Introduction
Charles Durning Carroll
This text is intended as an introduction to questions of moral philosophy. While the text itself is a survey, covering many of the topics in a standard philosophy course, the aim here is twofold—first to teach students about the power of stories as a vehicle for understanding moral questions, and second to give students a set of interpretive tools that will allow them to make good ethical decisions in a world that is becoming more ethically complex. At the risk of claiming too much for a course in moral philosophy, the most important skill students need when entering the working world is not so much a knowledge of marketing or accounting, finance, programming, or venture capital, as an understanding of the diverse audiences they will be working with as both colleagues and customers.
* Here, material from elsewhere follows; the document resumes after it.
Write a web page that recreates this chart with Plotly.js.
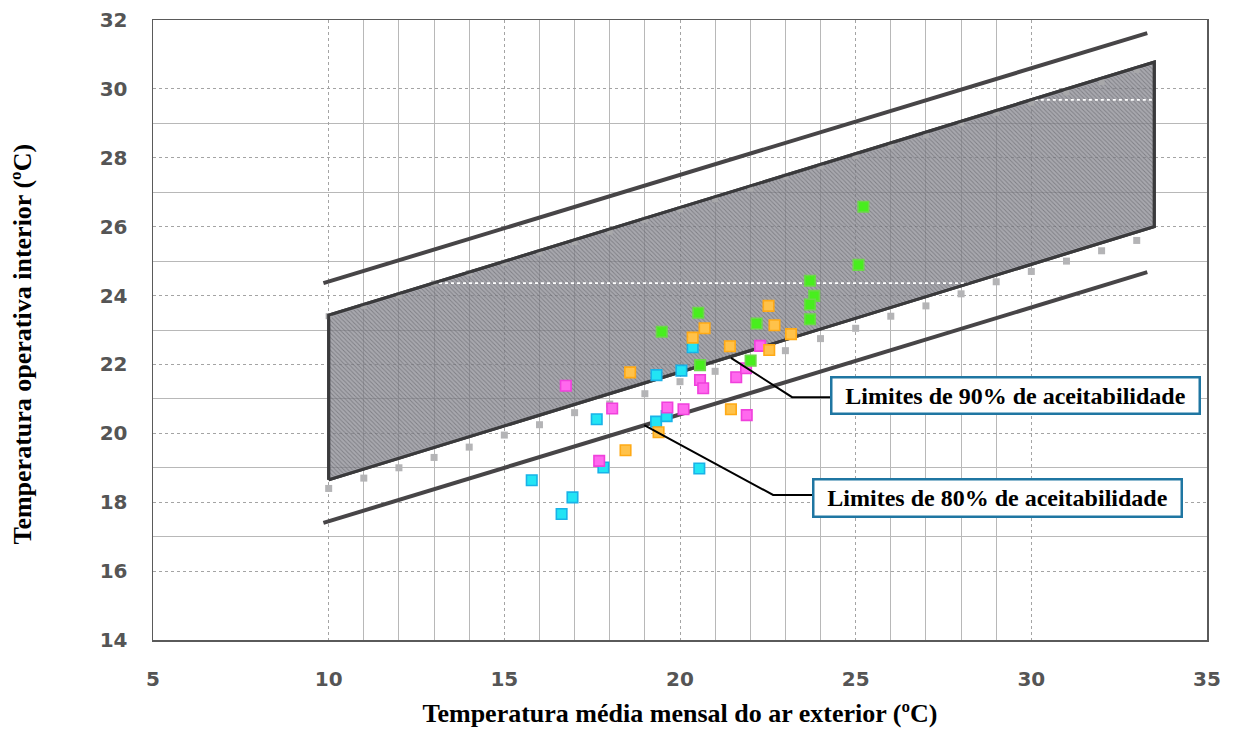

In essence, the most valuable skills employers need today are human skills. In a world where we are are all attached to our social media accounts and we live and die by how many pings we receive on our phone, this text attempts to do something more old-fashioned–to tell stories about people–about their feelings, thoughts, desires. This text hopes to show both that each individual is unique and that we are all for better and for worse, separate beings, but at the same time that we share with other creatures on this planet a sense of living, a wish for respect and dignity, and a connection to all that is. In teaching us to face head-on the contradiction between being different and yet like everyone else, I hope that the text will give students the tools to negotiate this difference.